My father, a hard-working man, used to say that the laborers are the only ones to have to work on Labor Day. I guess if you worked today, you understand. Watch this mini-history lesson from History channel: http://www.history.com/topics/holidays/labor-day. It explains the origins of Labor Day with cinematic skill.

What is not mentioned in this History clip is the North Georgia connection. Lindale, Georgia – a once bustling town and productive member of Georgia’s industrial society – now crumbles into the past. Today, Lindale residents proudly embrace its and for good reason. Lindale played an important role in child labor laws that would end abusive conditions for all American children.

In my book, Lost Towns of North Georgia, I write about this lost mill town in Floyd County, Georgia – Lindale and its impact on child labor laws. Here is an excerpt:

“If I could tell the story in words, I wouldn’t need to lug around a camera.”–Lewis Wickes Hine

Norman walked with dread toward the stacks. Each step took him away from his mill home on Park Avenue in Lindale and away from school – his only way out of the mill. Each reluctant stride took a ten-year-old wrinkled boy to work. Work was the lint choked spinning floor of the Massachusetts Mills. On this bright April day in 1913, Norman noticed a commotion. Just outside of the mill fence, the other doffers were talking to a man out of place. The bespectacled man was taking pictures and notes. Lewis Hine was busy setting up his tripod camera when Norman walked by with eyes focused downward. Hine called out to him.

“Can I take your picture?” Hine asked. Norman looked up. Hine knew he did not have the words to tell this boy’s story when he looked in his disheveled eyes. Hine would have to let his camera lens do its job.

Lewis Hine photographed children in dangerous working conditions. These photographs influenced Washington Law makers to write Child Labor Law. Lindale played a role in that change.
Lewis Hine photographed children in dangerous working conditions. These photographs influenced Washington Law makers to write Child Labor Law. Lindale played a role in that change.

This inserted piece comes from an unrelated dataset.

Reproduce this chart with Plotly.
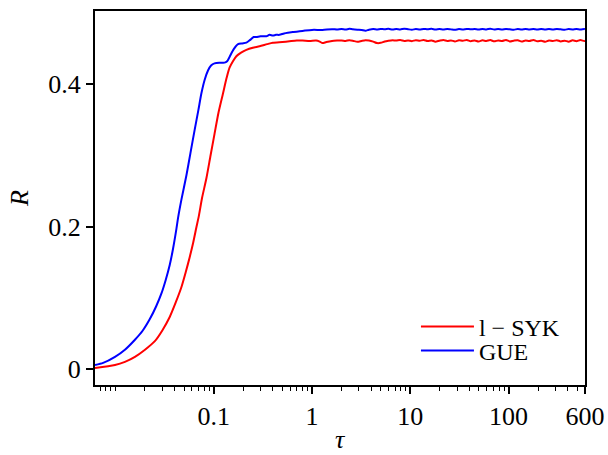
import plotly.graph_objects as go

# ---- data ----
tau_syk = [0.0062, 0.0099, 0.0125, 0.0158, 0.020, 0.0252, 0.030, 0.0357, 0.041, 0.047,
           0.052, 0.057, 0.062, 0.0667, 0.0709, 0.0761, 0.0844, 0.093, 0.102, 0.112,
           0.124, 0.135, 0.145, 0.157, 0.170, 0.190, 0.215, 0.25, 0.293, 0.35,
           0.40, 0.50, 0.59, 0.70, 0.8, 0.95, 1.1, 1.2, 1.28, 1.4, 1.6, 1.8,
           2.0, 2.2, 2.4, 2.6, 2.9, 3.2, 3.5, 3.8, 4.2, 4.6, 5.0, 5.5, 6.0, 6.6,
           7.2, 7.9, 8.7, 9.5, 10.4, 11.4, 12.5, 13.7, 15, 16.5, 18, 19.8, 21.7,
           23.8, 26, 28.5, 31.3, 34.3, 37.6, 41.2, 45.2, 49.5, 54.3, 59.5, 65.2,
           71.5, 78.4, 86, 94.2, 103, 113, 124, 136, 149, 163, 179, 196, 215,
           236, 258, 283, 310, 340, 373, 409, 448, 491, 538, 590, 600]
r_syk = [0.0014, 0.0056, 0.010, 0.017, 0.027, 0.039, 0.054, 0.073, 0.093, 0.115,
         0.136, 0.157, 0.178, 0.199, 0.216, 0.240, 0.268, 0.300, 0.330, 0.360,
         0.386, 0.408, 0.423, 0.432, 0.439, 0.444, 0.448, 0.451, 0.453, 0.456,
         0.458, 0.459, 0.460, 0.461, 0.461, 0.4605, 0.461, 0.4595, 0.4575, 0.459, 0.4605, 0.461,
         0.4612, 0.4605, 0.4615, 0.4608, 0.4592, 0.4605, 0.4615, 0.461, 0.4595, 0.4575, 0.4578, 0.4598, 0.4608, 0.4615,
         0.461, 0.4618, 0.4605, 0.4612, 0.4602, 0.4615, 0.4608, 0.4618, 0.4603, 0.4612, 0.4595, 0.4608, 0.4618,
         0.4605, 0.4612, 0.4598, 0.4614, 0.4606, 0.4619, 0.4601, 0.4611, 0.4597, 0.4613, 0.4604, 0.4617,
         0.4599, 0.4612, 0.4603, 0.4618, 0.4598, 0.4609, 0.4615, 0.4596, 0.4611, 0.4604, 0.4619, 0.4599, 0.4608,
         0.4593, 0.4611, 0.4603, 0.4616, 0.4598, 0.4609, 0.4594, 0.4613, 0.4601, 0.4617, 0.4604, 0.4610]

tau_gue = [0.0062, 0.0075, 0.0099, 0.0125, 0.0158, 0.019, 0.0224, 0.026, 0.0294, 0.0325,
           0.0357, 0.0385, 0.0418, 0.0434, 0.0470, 0.0528, 0.0580, 0.0641, 0.0700, 0.0750,
           0.0810, 0.0875, 0.094, 0.102, 0.114, 0.129, 0.137, 0.145, 0.160, 0.177,
           0.195, 0.215, 0.235, 0.255, 0.271, 0.30, 0.343, 0.37, 0.40, 0.43,
           0.467, 0.52, 0.568, 0.65, 0.75, 0.85, 1.0, 1.28, 1.6, 1.8,
           2.0, 2.2, 2.4, 2.6, 2.9, 3.2, 3.5, 3.8, 4.2, 4.6, 5.0, 5.5, 6.0, 6.6,
           7.2, 7.9, 8.7, 9.5, 10.4, 11.4, 12.5, 13.7, 15, 16.5, 18, 19.8, 21.7,
           23.8, 26, 28.5, 31.3, 34.3, 37.6, 41.2, 45.2, 49.5, 54.3, 59.5, 65.2,
           71.5, 78.4, 86, 94.2, 103, 113, 124, 136, 149, 163, 179, 196, 215,
           236, 258, 283, 310, 340, 373, 409, 448, 491, 538, 590, 600]
r_gue = [0.0056, 0.0085, 0.017, 0.027, 0.041, 0.054, 0.070, 0.088, 0.106, 0.125,
         0.146, 0.168, 0.197, 0.212, 0.238, 0.272, 0.303, 0.336, 0.364, 0.387,
         0.406, 0.419, 0.426, 0.429, 0.430, 0.430, 0.432, 0.438, 0.449, 0.456,
         0.457, 0.458, 0.462, 0.466, 0.466, 0.467, 0.467, 0.469, 0.468, 0.469,
         0.469, 0.471, 0.472, 0.473, 0.474, 0.475, 0.476, 0.476, 0.477, 0.4765,
         0.4772, 0.4765, 0.4775, 0.4768, 0.4762, 0.4758, 0.4748, 0.4762, 0.4772, 0.4766, 0.4774, 0.4768, 0.4776, 0.4764,
         0.4772, 0.4767, 0.4775, 0.4769, 0.4763, 0.4771, 0.4766, 0.4774, 0.4768, 0.4776, 0.4764, 0.4771, 0.4766,
         0.4773, 0.4767, 0.4762, 0.4771, 0.4765, 0.4774, 0.4768, 0.4772, 0.4764, 0.4773, 0.4767, 0.4775,
         0.4766, 0.4771, 0.4765, 0.4773, 0.4768, 0.4762, 0.4772, 0.4766, 0.4774, 0.4767, 0.4771, 0.4764, 0.4773,
         0.4766, 0.4772, 0.4765, 0.4774, 0.4768, 0.4763, 0.4771, 0.4767, 0.4773, 0.4765, 0.4772, 0.4768]

x_tickvals = [0.1, 1, 10, 100, 600]
x_ticktext = ["0.1", "1", "10", "100", "600"]
y_tickvals = [0, 0.2, 0.4]
y_ticktext = ["0", "0.2", "0.4"]

x_title = "<i>τ</i>"
y_title = "<i>R</i>"

series_names = ["l − SYK", "GUE"]
series_colors = ["#ff0000", "#0000ff"]

FONT = "Liberation Serif"

fig = go.Figure()
fig.add_trace(go.Scatter(x=tau_syk, y=r_syk, mode="lines", name=series_names[0],
                         line=dict(color=series_colors[0], width=2, shape="spline", smoothing=0.7),
                         legend="legend"))
fig.add_trace(go.Scatter(x=tau_gue, y=r_gue, mode="lines", name=series_names[1],
                         line=dict(color=series_colors[1], width=2, shape="spline", smoothing=0.7),
                         legend="legend2"))

minor_vals = [m * 10 ** e for e in range(-3, 3) for m in range(2, 10)]
minor_vals = [v for v in minor_vals if 0.0062 < v < 600]
minor_vals += [0.01]

leg_common = dict(xanchor="left", yanchor="middle", bgcolor="rgba(0,0,0,0)",
                  font=dict(size=24, family=FONT), itemwidth=53, borderwidth=0)

fig.update_layout(
    width=608, height=455,
    margin=dict(l=95, r=23, t=11, b=70, autoexpand=False),
    plot_bgcolor="white", paper_bgcolor="white",
    font=dict(family=FONT, size=26, color="black"),
    showlegend=True,
    legend=dict(x=0.655, y=(385 - 327) / 374, **leg_common),
    legend2=dict(x=0.655, y=(385 - 351) / 374, **leg_common),
    xaxis=dict(type="log", range=[-2.2076, 2.778], automargin=False,
               tickmode="array", tickvals=x_tickvals, ticktext=x_ticktext,
               ticks="outside", ticklen=7, tickwidth=1.5, tickcolor="black",
               showline=True, linecolor="black", linewidth=2, mirror=True,
               showgrid=False, zeroline=False,
               minor=dict(tickmode="array", tickvals=minor_vals, ticks="outside",
                          ticklen=4, tickwidth=1, tickcolor="black", showgrid=False)),
    yaxis=dict(range=[-0.0225, 0.5025], automargin=False,
               tickmode="array", tickvals=y_tickvals, ticktext=y_ticktext,
               ticks="outside", ticklen=7, tickwidth=1.5, tickcolor="black",
               showline=True, linecolor="black", linewidth=2, mirror=True,
               showgrid=False, zeroline=False,
               title=dict(text=y_title, standoff=12, font=dict(size=26, family=FONT))),
)

# x-axis title placed low, as in the reference
fig.add_annotation(text=x_title, xref="paper", yref="paper",
                   x=(340 - 95) / 490, y=(385 - 440) / 374,
                   xanchor="center", yanchor="middle", showarrow=False,
                   font=dict(size=26, family=FONT, color="black"))

fig.write_html("out.html", config={"displayModeBar": False},
               post_script="document.body.style.margin='0';document.body.style.overflow='hidden';")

Norman was dirty before he got to work and the sun was hurting his eyes, so he squinted as Lewis Hine focused his camera. The explosion of the ancient camera froze Norman Hall in time – dirt and all. The dirt lines highlighted the lines on his face that belonged to a middle-aged man, not a ten-year-old boy. Hine asked Norman his name and age and Norman replied, “Norman Hall, and I’m 12.” Hine expected the standard lie and made a mental note to check the insurance papers. Hine could measure the height of a child by the buttons on his vest and determine their age. He also could talk his way into the mill office and the mill floor.

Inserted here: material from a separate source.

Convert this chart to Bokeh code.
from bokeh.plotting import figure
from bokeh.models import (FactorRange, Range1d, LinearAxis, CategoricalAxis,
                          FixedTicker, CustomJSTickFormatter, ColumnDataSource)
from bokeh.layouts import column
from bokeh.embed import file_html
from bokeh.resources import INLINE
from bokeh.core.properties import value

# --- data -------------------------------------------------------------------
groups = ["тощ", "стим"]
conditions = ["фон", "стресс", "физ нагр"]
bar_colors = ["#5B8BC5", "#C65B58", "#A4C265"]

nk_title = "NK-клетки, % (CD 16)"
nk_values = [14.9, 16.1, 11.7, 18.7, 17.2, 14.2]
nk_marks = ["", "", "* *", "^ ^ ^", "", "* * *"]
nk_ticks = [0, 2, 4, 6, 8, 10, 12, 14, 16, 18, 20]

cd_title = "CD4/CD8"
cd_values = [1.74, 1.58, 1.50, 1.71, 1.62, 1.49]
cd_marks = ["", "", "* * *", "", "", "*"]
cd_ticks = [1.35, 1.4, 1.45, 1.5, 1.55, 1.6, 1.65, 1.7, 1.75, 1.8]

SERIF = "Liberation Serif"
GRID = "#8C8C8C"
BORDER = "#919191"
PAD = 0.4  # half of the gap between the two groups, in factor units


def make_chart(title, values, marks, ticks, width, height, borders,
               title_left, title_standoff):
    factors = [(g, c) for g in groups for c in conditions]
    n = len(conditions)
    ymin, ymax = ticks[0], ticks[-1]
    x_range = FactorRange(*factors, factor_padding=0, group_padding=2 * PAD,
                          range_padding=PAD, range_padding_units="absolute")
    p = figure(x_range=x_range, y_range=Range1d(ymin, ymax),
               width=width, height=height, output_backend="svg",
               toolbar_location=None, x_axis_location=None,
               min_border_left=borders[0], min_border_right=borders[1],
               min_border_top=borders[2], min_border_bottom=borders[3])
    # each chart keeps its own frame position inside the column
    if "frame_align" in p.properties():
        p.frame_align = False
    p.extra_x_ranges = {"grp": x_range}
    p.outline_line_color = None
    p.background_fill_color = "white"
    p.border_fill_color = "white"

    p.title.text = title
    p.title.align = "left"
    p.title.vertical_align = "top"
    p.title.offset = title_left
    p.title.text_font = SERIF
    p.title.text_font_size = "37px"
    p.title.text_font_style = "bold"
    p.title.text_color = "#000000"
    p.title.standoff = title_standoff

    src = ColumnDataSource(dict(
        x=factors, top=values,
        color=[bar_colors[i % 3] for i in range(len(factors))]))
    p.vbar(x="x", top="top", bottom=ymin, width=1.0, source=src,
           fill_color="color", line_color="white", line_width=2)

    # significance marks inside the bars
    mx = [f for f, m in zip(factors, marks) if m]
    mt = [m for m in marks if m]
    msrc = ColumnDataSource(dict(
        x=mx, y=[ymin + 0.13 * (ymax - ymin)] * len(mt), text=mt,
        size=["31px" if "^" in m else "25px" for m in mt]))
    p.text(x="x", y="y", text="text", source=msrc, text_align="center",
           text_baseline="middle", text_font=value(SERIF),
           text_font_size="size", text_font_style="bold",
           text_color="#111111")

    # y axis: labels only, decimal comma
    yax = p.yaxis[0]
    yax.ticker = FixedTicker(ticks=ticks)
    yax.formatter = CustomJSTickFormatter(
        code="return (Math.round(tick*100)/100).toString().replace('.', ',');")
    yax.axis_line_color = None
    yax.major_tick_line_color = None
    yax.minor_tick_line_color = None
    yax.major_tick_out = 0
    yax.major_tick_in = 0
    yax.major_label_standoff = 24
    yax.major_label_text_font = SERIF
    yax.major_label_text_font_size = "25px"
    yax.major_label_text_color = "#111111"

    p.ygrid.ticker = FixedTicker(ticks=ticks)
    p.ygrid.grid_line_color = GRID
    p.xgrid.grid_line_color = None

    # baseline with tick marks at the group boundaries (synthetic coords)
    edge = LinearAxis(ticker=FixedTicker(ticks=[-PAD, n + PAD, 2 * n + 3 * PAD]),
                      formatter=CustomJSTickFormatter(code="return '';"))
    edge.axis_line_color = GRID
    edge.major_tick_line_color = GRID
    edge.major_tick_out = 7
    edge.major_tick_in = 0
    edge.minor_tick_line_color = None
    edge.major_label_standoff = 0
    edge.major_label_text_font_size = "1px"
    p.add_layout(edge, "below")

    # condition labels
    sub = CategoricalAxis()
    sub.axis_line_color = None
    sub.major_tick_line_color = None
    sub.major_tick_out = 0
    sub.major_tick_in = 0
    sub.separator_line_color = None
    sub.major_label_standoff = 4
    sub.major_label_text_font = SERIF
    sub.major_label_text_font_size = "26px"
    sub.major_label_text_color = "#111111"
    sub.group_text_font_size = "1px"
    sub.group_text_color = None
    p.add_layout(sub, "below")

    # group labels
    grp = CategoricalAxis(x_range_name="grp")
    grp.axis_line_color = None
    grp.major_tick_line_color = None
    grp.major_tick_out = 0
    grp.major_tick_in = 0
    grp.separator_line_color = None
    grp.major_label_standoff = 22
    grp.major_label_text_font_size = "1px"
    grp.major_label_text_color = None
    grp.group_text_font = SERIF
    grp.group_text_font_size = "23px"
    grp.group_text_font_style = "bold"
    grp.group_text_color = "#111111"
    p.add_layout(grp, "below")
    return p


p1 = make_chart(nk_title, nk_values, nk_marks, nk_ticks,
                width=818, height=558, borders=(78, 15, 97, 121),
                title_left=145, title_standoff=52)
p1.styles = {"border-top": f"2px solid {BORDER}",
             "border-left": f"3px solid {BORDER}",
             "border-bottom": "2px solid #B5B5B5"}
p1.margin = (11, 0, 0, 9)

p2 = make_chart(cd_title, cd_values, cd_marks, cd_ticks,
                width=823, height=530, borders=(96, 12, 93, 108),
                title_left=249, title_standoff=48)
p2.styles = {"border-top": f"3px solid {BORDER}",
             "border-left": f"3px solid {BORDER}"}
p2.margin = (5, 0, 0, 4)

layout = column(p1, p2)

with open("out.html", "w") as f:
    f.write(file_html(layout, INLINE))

Norman told Hine that his father and brothers also worked in the plant and that he wanted to contribute. He said, “My parents said work never hurt a kid and I want to do my part. Plus we get to live in the company mill house, if we all work there.”

Lewis Hine not only photographed the children who worked in the mill, but he captured the mill homes. He would comment about the housing conditions, “Not a thing neglected, except the child.”

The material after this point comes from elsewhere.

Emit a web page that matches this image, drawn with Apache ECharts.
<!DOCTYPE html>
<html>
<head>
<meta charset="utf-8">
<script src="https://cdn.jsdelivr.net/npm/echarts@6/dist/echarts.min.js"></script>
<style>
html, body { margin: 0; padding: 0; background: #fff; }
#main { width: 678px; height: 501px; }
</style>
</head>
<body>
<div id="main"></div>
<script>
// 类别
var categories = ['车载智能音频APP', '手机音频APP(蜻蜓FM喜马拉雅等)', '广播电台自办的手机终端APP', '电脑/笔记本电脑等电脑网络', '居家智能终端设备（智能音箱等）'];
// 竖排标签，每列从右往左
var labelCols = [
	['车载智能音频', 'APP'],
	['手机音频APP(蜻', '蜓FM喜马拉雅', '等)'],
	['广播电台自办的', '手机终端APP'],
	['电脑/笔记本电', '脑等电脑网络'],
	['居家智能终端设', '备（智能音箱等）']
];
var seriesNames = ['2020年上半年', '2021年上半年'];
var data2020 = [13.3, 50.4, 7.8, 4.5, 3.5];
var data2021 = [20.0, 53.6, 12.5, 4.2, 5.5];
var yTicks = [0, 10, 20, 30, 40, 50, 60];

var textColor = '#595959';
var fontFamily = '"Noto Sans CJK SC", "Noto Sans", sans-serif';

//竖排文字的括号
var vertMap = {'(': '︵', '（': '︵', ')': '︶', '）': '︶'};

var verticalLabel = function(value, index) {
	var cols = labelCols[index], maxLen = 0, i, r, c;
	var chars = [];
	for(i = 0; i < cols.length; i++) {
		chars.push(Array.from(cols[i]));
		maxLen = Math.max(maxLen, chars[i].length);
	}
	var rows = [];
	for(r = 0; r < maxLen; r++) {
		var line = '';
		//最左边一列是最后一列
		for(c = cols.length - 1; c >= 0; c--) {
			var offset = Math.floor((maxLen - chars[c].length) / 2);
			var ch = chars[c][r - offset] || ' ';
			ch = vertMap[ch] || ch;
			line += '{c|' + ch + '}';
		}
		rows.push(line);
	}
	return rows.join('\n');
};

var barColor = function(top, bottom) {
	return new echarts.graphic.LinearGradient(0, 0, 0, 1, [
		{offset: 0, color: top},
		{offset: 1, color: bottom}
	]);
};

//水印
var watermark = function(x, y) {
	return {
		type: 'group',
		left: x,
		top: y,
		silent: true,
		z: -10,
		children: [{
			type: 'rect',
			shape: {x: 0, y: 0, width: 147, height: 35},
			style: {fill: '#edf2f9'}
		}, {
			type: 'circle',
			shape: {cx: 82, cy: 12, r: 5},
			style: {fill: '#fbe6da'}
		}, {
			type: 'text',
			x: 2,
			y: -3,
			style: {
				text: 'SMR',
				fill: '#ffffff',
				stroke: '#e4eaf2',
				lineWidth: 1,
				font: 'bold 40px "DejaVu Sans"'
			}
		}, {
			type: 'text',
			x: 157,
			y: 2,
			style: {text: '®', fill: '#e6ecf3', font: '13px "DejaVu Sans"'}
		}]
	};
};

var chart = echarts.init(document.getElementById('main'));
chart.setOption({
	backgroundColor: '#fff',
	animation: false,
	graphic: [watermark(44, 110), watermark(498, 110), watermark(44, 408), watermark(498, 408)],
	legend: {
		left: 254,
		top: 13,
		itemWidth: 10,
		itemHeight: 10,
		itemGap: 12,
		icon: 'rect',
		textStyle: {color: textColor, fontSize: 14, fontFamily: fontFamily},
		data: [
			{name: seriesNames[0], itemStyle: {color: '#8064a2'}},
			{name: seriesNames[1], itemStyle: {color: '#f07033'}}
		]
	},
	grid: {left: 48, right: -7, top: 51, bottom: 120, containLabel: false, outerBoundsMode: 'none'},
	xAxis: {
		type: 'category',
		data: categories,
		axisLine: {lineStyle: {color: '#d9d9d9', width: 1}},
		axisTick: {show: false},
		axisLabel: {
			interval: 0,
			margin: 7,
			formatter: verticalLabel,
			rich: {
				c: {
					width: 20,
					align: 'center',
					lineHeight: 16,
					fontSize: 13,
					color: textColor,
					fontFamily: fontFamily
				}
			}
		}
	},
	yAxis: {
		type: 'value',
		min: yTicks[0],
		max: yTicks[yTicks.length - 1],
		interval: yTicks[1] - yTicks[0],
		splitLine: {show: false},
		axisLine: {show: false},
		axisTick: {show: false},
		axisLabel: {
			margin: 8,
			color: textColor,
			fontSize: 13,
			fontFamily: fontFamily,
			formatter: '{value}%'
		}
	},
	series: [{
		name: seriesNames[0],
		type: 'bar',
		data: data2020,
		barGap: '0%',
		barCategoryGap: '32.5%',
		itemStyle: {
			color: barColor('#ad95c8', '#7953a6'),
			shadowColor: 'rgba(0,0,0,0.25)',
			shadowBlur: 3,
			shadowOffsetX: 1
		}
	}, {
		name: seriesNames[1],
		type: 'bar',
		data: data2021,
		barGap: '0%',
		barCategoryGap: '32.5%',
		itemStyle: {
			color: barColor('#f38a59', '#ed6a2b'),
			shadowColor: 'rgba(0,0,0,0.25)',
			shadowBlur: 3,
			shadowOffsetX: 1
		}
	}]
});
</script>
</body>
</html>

Hine’s images would haunt the nation. In 1913, he worked with the National Child Labor Committee (NCLC) presenting the images to Congress.  This led to solid legislation in 1938. The government began enforcing strict child labor laws.

The loss of child labor was neither the end nor the beginning of Lindale, it was just part of the story.

Lewis Hine made a difference. Today, Lindale appears to be lost in helpless restoration, but it is found in its history. Lewis Hine and the images of the Lindale children – adds another layer of meaning to Labor day.

The meaning of Labor Day is lost. Labor laws have made us forget the insignificant laborers who rose up and organized. History has overlooked the unknown man who came from the North to photograph children like Norman Hall. The idea of children working in dangerous mills today is incomprehensible, but it not for Hines and places like Lindale, we might remember what Labor Day is really all about.